My 6 year old son, Tom, got a toy metal detector for his birthday (not from me, I hasten to add!)
As I mentioned before, lots of bits of shrapnel, bullet casings etc can be found lying on the ground (not under it) at the WW2 firing ranges near Wolstonbury.
As you can imagine, Tom absolutely loves this (why are little boys so war-like?) and we often end up wandering round the range area searching for bullet casings with me trying to persuade Tom to carry on up to the enclosure on the top of the hill!
Needless to say, he was keen to get his detector out and find some shrapnel with it, although to be honest it is a toy and it would struggle to find a bike. I had serious reservations about even being seen with a metal detector, but consoled myself with the fact they have livestock grazing in the area now, and the farmer is more than happy for sharp bits of metal to be removed from the pasture. As we were walking towards the area one of those heavy rainstorms that you can see coming across the hills as a mist bore down on us and the squall literally chased us back to the car, giving our inadequate clothing a good soaking in the process -
serves us right, I suppose! I was secretly glad we didn't get chance to get his new toy out.

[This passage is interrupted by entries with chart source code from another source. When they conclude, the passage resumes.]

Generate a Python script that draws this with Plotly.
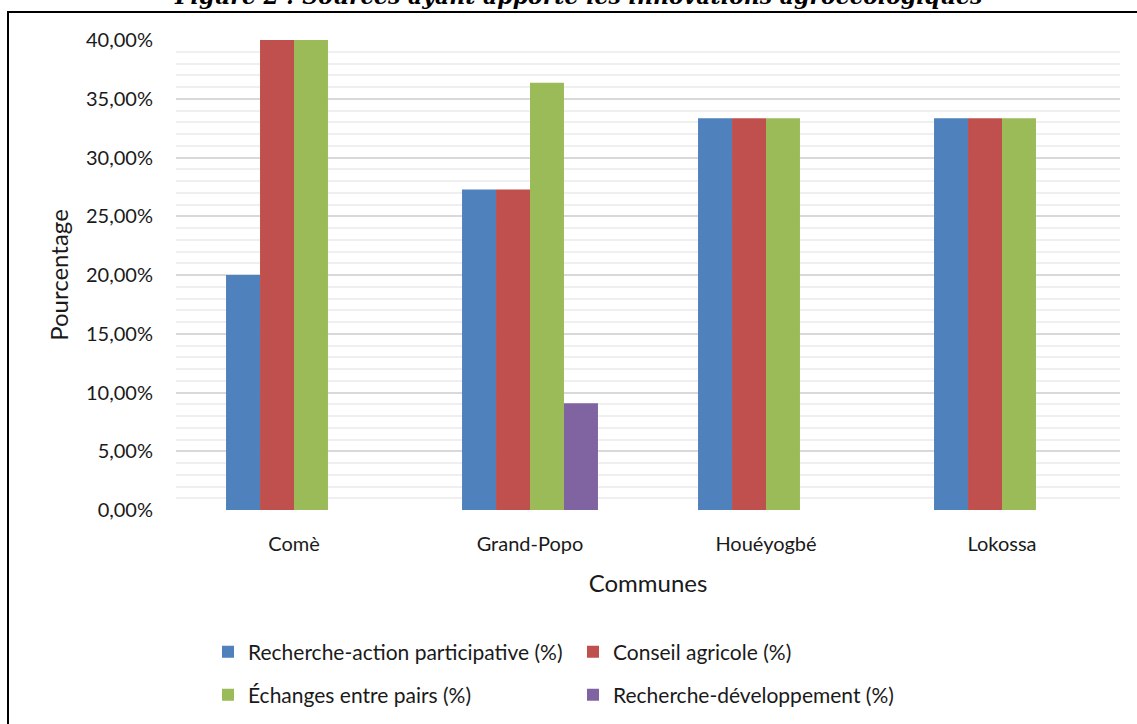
import plotly.graph_objects as go

# Communes and share of each source of agroecological innovation
communes = ["Comè", "Grand-Popo", "Houéyogbé", "Lokossa"]
recherche_action = [0.20, 0.2727, 0.3333, 0.3333]
conseil_agricole = [0.40, 0.2727, 0.3333, 0.3333]
echanges_pairs = [0.40, 0.3636, 0.3333, 0.3333]
recherche_dev = [0.0, 0.0909, 0.0, 0.0]

series_names = [
    "Recherche-action participative (%)",
    "Conseil agricole (%)",
    "Échanges entre pairs (%)",
    "Recherche-développement (%)",
]
series_values = [recherche_action, conseil_agricole, echanges_pairs, recherche_dev]
series_colors = ["#4F81BD", "#C0504D", "#9BBB59", "#8064A2"]
series_legends = ["legend", "legend", "legend2", "legend2"]

FONT = "Lato"
TXT = "#1a1a1a"
W, H = 1137, 724
ML, MR, MT, MB = 176, 17, 40, 214
plot_w = W - ML - MR
plot_h = H - MT - MB


def px_x(px):
    return (px - ML) / plot_w


def px_y(py):
    return (H - MB - py) / plot_h


fig = go.Figure()
for name, vals, col, lg in zip(series_names, series_values, series_colors, series_legends):
    fig.add_trace(go.Bar(
        x=communes, y=vals, name=name, legend=lg,
        marker=dict(color=col, line=dict(width=0)),
    ))

legend_common = dict(
    orientation="h", xanchor="left", yanchor="middle",
    entrywidth=320, entrywidthmode="pixels",
    font=dict(family=FONT, size=21, color=TXT),
    bgcolor="rgba(0,0,0,0)", traceorder="normal", itemclick=False,
)

fig.update_layout(
    width=W, height=H,
    margin=dict(l=ML, r=MR, t=MT, b=MB, autoexpand=False),
    paper_bgcolor="white", plot_bgcolor="white",
    barmode="group", bargap=0.424, bargroupgap=0,
    separators=", ",
    font=dict(family=FONT, size=20, color=TXT),
    showlegend=True,
    legend=dict(x=px_x(208), y=px_y(652), **legend_common),
    legend2=dict(x=px_x(208), y=px_y(695), **legend_common),
    xaxis=dict(
        title=dict(text="Communes", font=dict(size=24), standoff=21),
        showline=False, showgrid=False, ticks="",
        ticklabelstandoff=20,
        tickfont=dict(size=20),
    ),
    yaxis=dict(
        title=dict(text="Pourcentage", font=dict(size=24), standoff=10),
        range=[0, 0.40], dtick=0.05, tickformat=".2%",
        showgrid=True, gridcolor="#d9d9d9", gridwidth=2,
        zeroline=False, showline=False, ticks="",
        ticklabelstandoff=22,
        tickfont=dict(size=20),
        minor=dict(dtick=0.01, showgrid=True, gridcolor="#efefef", gridwidth=2),
    ),
    shapes=[
        dict(type="rect", xref="paper", yref="paper",
             x0=px_x(8), x1=px_x(1160), y0=px_y(760), y1=px_y(12),
             line=dict(color="black", width=2), fillcolor="rgba(0,0,0,0)",
             layer="below"),
    ],
    annotations=[
        dict(text="<b><i>Figure 2 : Sources ayant apporté les innovations agroécologiques</i></b>",
             xref="paper", yref="paper", x=px_x(578), y=px_y(-4),
             xanchor="center", yanchor="middle", showarrow=False,
             font=dict(family="DejaVu Serif", size=22, color="black")),
    ],
)

fig.write_html("out.html")
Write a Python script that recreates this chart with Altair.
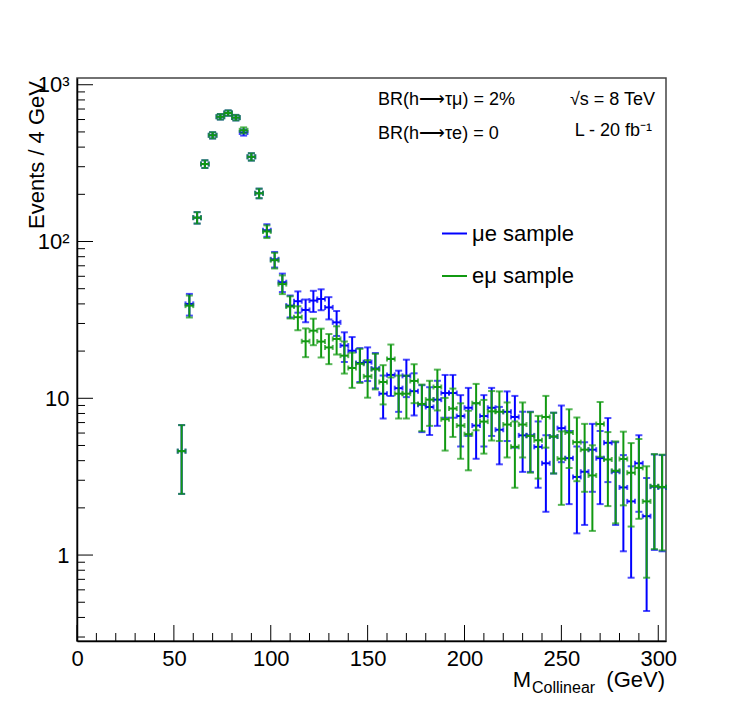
import altair as alt
import pandas as pd

# ---------------- data ----------------
bin_centers = [54, 58, 62, 66, 70, 74, 78, 82, 86, 90, 94, 98, 102, 106, 110, 114,
               118, 122, 126, 130, 134, 138, 142, 146, 150, 154, 158, 162, 166, 170,
               174, 178, 182, 186, 190, 194, 198, 202, 206, 210, 214, 218, 222, 226,
               230, 234, 238, 242, 246, 250, 254, 258, 262, 266, 270, 274, 278, 282,
               286, 290, 294, 298, 302]

mue_values = [4.6, 40, 142, 312, 476, 625, 660, 617, 496, 347, 203, 118, 77, 55, 39, 41.6,
              36.6, 42, 43, 38, 30.5, 21.7, 20.1, 16.8, 17, 15.5, 10.7, 14.1, 11.6, 13.9,
              11.1, 9.1, 8.8, 9.8, 10.8, 10.8, 7.7, 8.7, 6.7, 7.7, 8.7, 6.3, 8.2, 7.6,
              5.8, 5.8, 4.9, 3.85, 5.7, 6.45, 4.15, 3.15, 3.4, 4.7, 4.15, 5.2, 3.4, 2.7,
              2.2, 3.85, 1.77, 2.73, 2.7]

emu_values = [4.6, 39, 142, 312, 476, 625, 660, 617, 512, 347, 203, 116, 76, 53.5, 38.5, 32.9,
              23.1, 27, 23, 21.1, 23.9, 18.7, 15.6, 16.6, 13.8, 15.3, 12.7, 17.8, 10.7, 10.7,
              12.9, 9.2, 9.8, 11.8, 7.35, 8.6, 6.7, 5.9, 9.3, 7.1, 8.25, 8.2, 6.8, 4.9,
              6.8, 5.75, 5.4, 7.6, 5.7, 4.12, 6.05, 5.25, 4.7, 3.22, 6.85, 4.07, 3.45, 4.1,
              3.35, 3.6, 2.2, 2.75, 2.72]

series_names = ["\u03bce sample", "e\u03bc sample"]
series_colors = ["#0000ff", "#119911"]

x_major_ticks = [0, 50, 100, 150, 200, 250, 300]
x_minor_ticks = [10, 20, 30, 40, 60, 70, 80, 90, 110, 120, 130, 140, 160, 170, 180, 190,
                 210, 220, 230, 240, 260, 270, 280, 290]
y_major_ticks = [1, 10, 100, 1000]
y_minor_ticks = [0.3, 0.4, 0.5, 0.6, 0.7, 0.8, 0.9, 2, 3, 4, 5, 6, 7, 8, 9,
                 20, 30, 40, 50, 60, 70, 80, 90, 200, 300, 400, 500, 600, 700, 800, 900]

# ---------------- layout ----------------
W, H = 589, 563
FONT = "Liberation Sans"

df = pd.DataFrame({
    "c": bin_centers * 2,
    "v": mue_values + emu_values,
    "s": [series_names[0]] * len(bin_centers) + [series_names[1]] * len(bin_centers),
})

xs = alt.Scale(domain=[0, 304], nice=False, zero=False)
ys = alt.Scale(type="log", domain=[0.283, 1104], nice=False)

xaxis = alt.Axis(values=x_major_ticks, ticks=False, domain=True, domainColor="black",
                 domainWidth=1.5, grid=False, labelFont=FONT, labelFontSize=22,
                 labelColor="black", labelPadding=7, title=None, labelFlush=False)
yaxis = alt.Axis(values=y_major_ticks, ticks=False, domain=True, domainColor="black",
                 domainWidth=1.5, grid=False, labelFont=FONT, labelFontSize=22,
                 labelColor="black", labelPadding=8, title=None,
                 labelExpr="datum.value == 1 ? '1' : datum.value == 10 ? '10' : datum.value == 100 ? '10\u00b2' : '10\u00b3'")

layers = []
for name, col in zip(series_names, series_colors):
    base = alt.Chart(df).transform_filter(
        alt.datum.s == name
    ).transform_calculate(
        lo="datum.v - sqrt(datum.v)",
        hi="datum.v + sqrt(datum.v)",
        xlo="datum.c - 2",
        xhi="datum.c + 2",
    )
    vbar = base.mark_rule(color=col, strokeWidth=2).encode(
        x=alt.X("c:Q", scale=xs, axis=xaxis),
        y=alt.Y("lo:Q", scale=ys, axis=yaxis),
        y2="hi:Q",
    )
    hbar = base.mark_rule(color=col, strokeWidth=2).encode(
        x=alt.X("xlo:Q", scale=xs, axis=xaxis),
        x2="xhi:Q",
        y=alt.Y("v:Q", scale=ys, axis=yaxis),
    )
    vcap = base.transform_fold(["lo", "hi"], as_=["k", "yy"]).mark_tick(
        color=col, orient="horizontal", size=7, thickness=2
    ).encode(
        x=alt.X("c:Q", scale=xs, axis=xaxis),
        y=alt.Y("yy:Q", scale=ys, axis=yaxis),
    )
    hcap = base.transform_fold(["xlo", "xhi"], as_=["k", "xx"]).mark_tick(
        color=col, orient="vertical", size=5, thickness=2
    ).encode(
        x=alt.X("xx:Q", scale=xs, axis=xaxis),
        y=alt.Y("v:Q", scale=ys, axis=yaxis),
    )
    layers += [vbar, hbar, vcap, hcap]

# axis ticks drawn inside the frame (ROOT style)
def xticks(vals, length):
    return alt.Chart(pd.DataFrame({"t": vals})).mark_rule(color="black", strokeWidth=1).encode(
        x=alt.X("t:Q", scale=xs, axis=xaxis),
        y=alt.value(H - length), y2=alt.value(H))

def yticks(vals, length):
    return alt.Chart(pd.DataFrame({"t": vals})).mark_rule(color="black", strokeWidth=1).encode(
        y=alt.Y("t:Q", scale=ys, axis=yaxis),
        x=alt.value(0), x2=alt.value(length))

layers += [xticks(x_major_ticks, 16), xticks(x_minor_ticks, 8),
           yticks(y_major_ticks, 16), yticks(y_minor_ticks, 8)]

def label(txt, x, y, size, align="left", baseline="alphabetic", angle=0):
    return alt.Chart(pd.DataFrame({"t": [txt]})).mark_text(
        font=FONT, fontSize=size, align=align, baseline=baseline, angle=angle,
        color="black").encode(text="t:N", x=alt.value(x), y=alt.value(y))

# annotations
layers += [
    label("BR(h\u27f6\u03c4\u03bc) = 2%", 301, 27, 18),
    label("BR(h\u27f6\u03c4e) = 0", 301, 61, 18),
    label("\u221as = 8 TeV", 578, 27, 18, align="right"),
    label("L - 20 fb\u207b\u00b9", 575, 58, 18, align="right"),
    # axis titles
    label("(GeV)", 588, 609, 22, align="right"),
    label("Collinear", 455, 615, 16, align="left"),
    label("M", 454, 609, 22, align="right"),
    label("Events / 4 GeV", -40, 3, 22, align="right", baseline="middle", angle=270),
]

# legend
leg_y = [155.5, 198]
for name, col, ly in zip(series_names, series_colors, leg_y):
    layers.append(
        alt.Chart(pd.DataFrame({"t": [name]})).mark_rule(color=col, strokeWidth=2).encode(
            x=alt.value(365), x2=alt.value(390), y=alt.value(ly)))
    layers.append(label(name, 395, ly, 22, baseline="middle"))

chart = alt.layer(*layers).properties(
    width=W, height=H,
    autosize=alt.AutoSizeParams(type="none"),
    padding={"left": 69, "top": 70, "right": 57, "bottom": 60},
    background="white",
).configure_view(stroke="#444", strokeWidth=1.5)

chart.save("out.html", embed_options={"renderer": "svg", "actions": False})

I guess even WW2 shrapnel is the archaeology of the future, and will maybe one day be considered as mysterious and enigmatic as a BA axe head. Perhaps all such artifacts ought to be recorded and/ or left in situ? What do you reckon?

Best Wishes,

Dan

Personally Dan I can't think of a more exciting gift for a young boy then his first MD. Coupled with that is the opportunity to educate him into the responsibility that goes with it alongside the excitement of finding 'treasures' which to a child can be just a bottle top or piece of wire...and all out in the fresh air! I know MD's get a bad press here and we all know why, but as has been said already, look how much we would have missed out on without them. Have fun Tom.